We used a cross-validation method to train our model and choose the Akaïke Information Criterion (AIC) to select the variables. The AIC is used to select the model based on the number of parameters. We chose the model with the smallest AIC.
# Logistic Regression
trctrl <- trainControl(method = "cv", number=10)
set.seed(346)
glm_aic <- train(as_factor(RESPONSE) ~.,
data = GermanCredit.tr.subs,
method = "glmStepAIC",
family="binomial",
trControl=trctrl,
trace=0)The following plot corresponds to the resulting confusion matrix of the logistic regression:
It provided an accuracy of 0.73.
3.5 Linear Discriminant Analysis
Another model used is the Linear Discriminant Analysis.
# Linear Discriminant Analysis
trctrl <- trainControl(method = "cv", number=10)
set.seed(346)
lda.model <- train(as_factor(RESPONSE) ~.,
data = GermanCredit.tr.subs,
method = "lda",
trControl = trctrl)
3.6 Trees
The trees represented a hierarchical set of binary rules in a shape of a tree.
# Trees
trctrl <- trainControl(method = "cv", number=10)
search_grid <- expand.grid(cp = seq(from = 0.1, to = 0, by = -0.01))
set.seed(346)
tree_model <- train(as_factor(RESPONSE) ~.,
data = GermanCredit.tr.subs,
method = "rpart",
trControl=trctrl,
tuneGrid = search_grid)Below is a representation of the tree model:
3.7 Neural Network
Neural Network is a method based on combining several predictions of small nodes.
# Neural Network (NN)
trctrl <- trainControl(method = "cv", number=5)
search_grid <- expand.grid(size = 1:10,
decay = seq(0, 0.5, 0.1))
set.seed(346)
neural_network <- train(as_factor(RESPONSE) ~.,
data = GermanCredit.tr.subs,
method = "nnet",
trControl=trctrl,
tuneGrid = search_grid)
The confusion matrix with neural network presented a good accuracy of 0.705.
3.8 Random Forest
# Random Forest
trctrl <- trainControl(method = "cv", number=5)

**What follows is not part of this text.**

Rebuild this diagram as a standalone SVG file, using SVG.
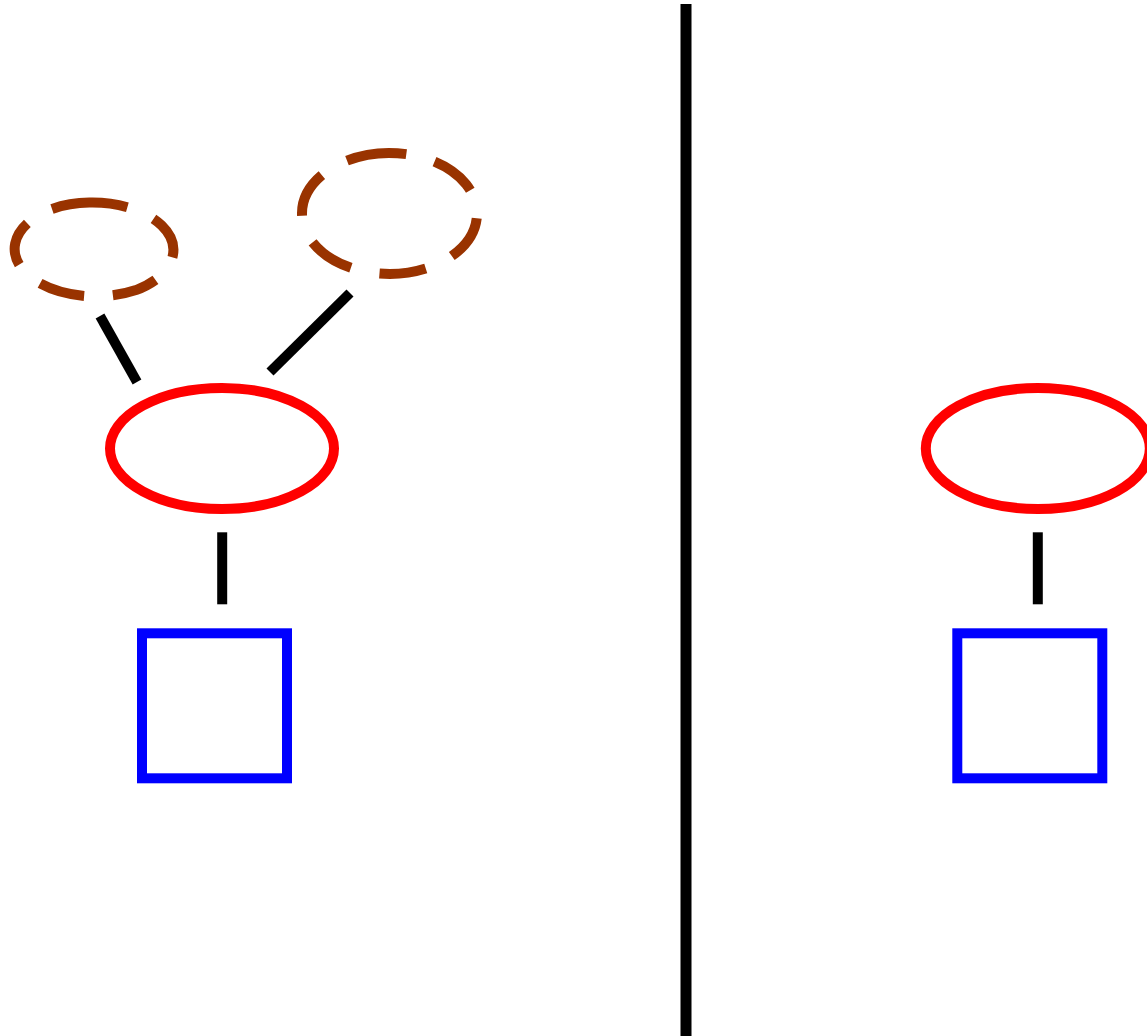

search_grid <- expand.grid(.mtry = c(1:15))
set.seed(346)
rf <- train(as_factor(RESPONSE) ~.,
data = GermanCredit.tr.subs,
method = "rf",
trControl = trctrl,
tuneGrid = search_grid
)
Again, this models shared an accuracy of 0.73.
3.9 Summary
To evaluate our models, there are many metrics that can be used. We decided to choose first the accuracy and then have a look at the sensitivity and the specificity. In other words, we wanted to have a model with a good accuracy and the best sensitivity and specificity.
| Accuracy | Sensitivity | Specificity | |
|---|---|---|---|
| Logistic Regression | 0.73 | 0.72 | 0.74 |
| Random Forest | 0.73 | 0.69 | 0.75 |
| Linear Discriminant Analysis | 0.72 | 0.75 | 0.71 |
| Naive Bayes | 0.72 | 0.81 | 0.68 |
| Neural Network | 0.70 | 0.75 | 0.68 |
| Tree | 0.65 | 0.66 | 0.65 |
| K-nearest neighbors | 0.62 | 0.47 | 0.68 |
By looking at this summary table of the models, we can see that the Logistic Regression and the Random Forest are our top models. So, we decided to choose the following models:
- Logistic Regression
- Random Forest
3.10 Variable Importance
The following plot shows a selection of the most important variables of our data frame. The two main disadvantages of these methods are: The increasing over fitting risk when the number of observations is insufficient. The significant computation time when the number of variables is large.
The result below displays that we seem to have 6 relevant variables: checking account, the duration of the credit asked, the history of previous credits, the savings, the amount of money owned by the applicant and the real estate owned.
After this first global analysis, we wanted to evaluate if there is room for improvement for the models selected in Machine Learning, in other words, if we can remove some variables to make the analysis easier without loosing the performance (therefore, making the models robust)
3.10.1 Logistic Regression
| Accuracy | Sensitivity | Specificity | |
|---|---|---|---|
| Original Logistic Regression | 0.73 | 0.72 | 0.74 |
| Refit Logistic Regression | 0.66 | 0.61 | 0.68 |
As we can see in the table above, we lost performance in terms of the metrics. This means that the variable importance is not that important for the logistic regression. A good point is that we need to remind ourselves that the logistic regression already does a variable importance with the AIC criterion.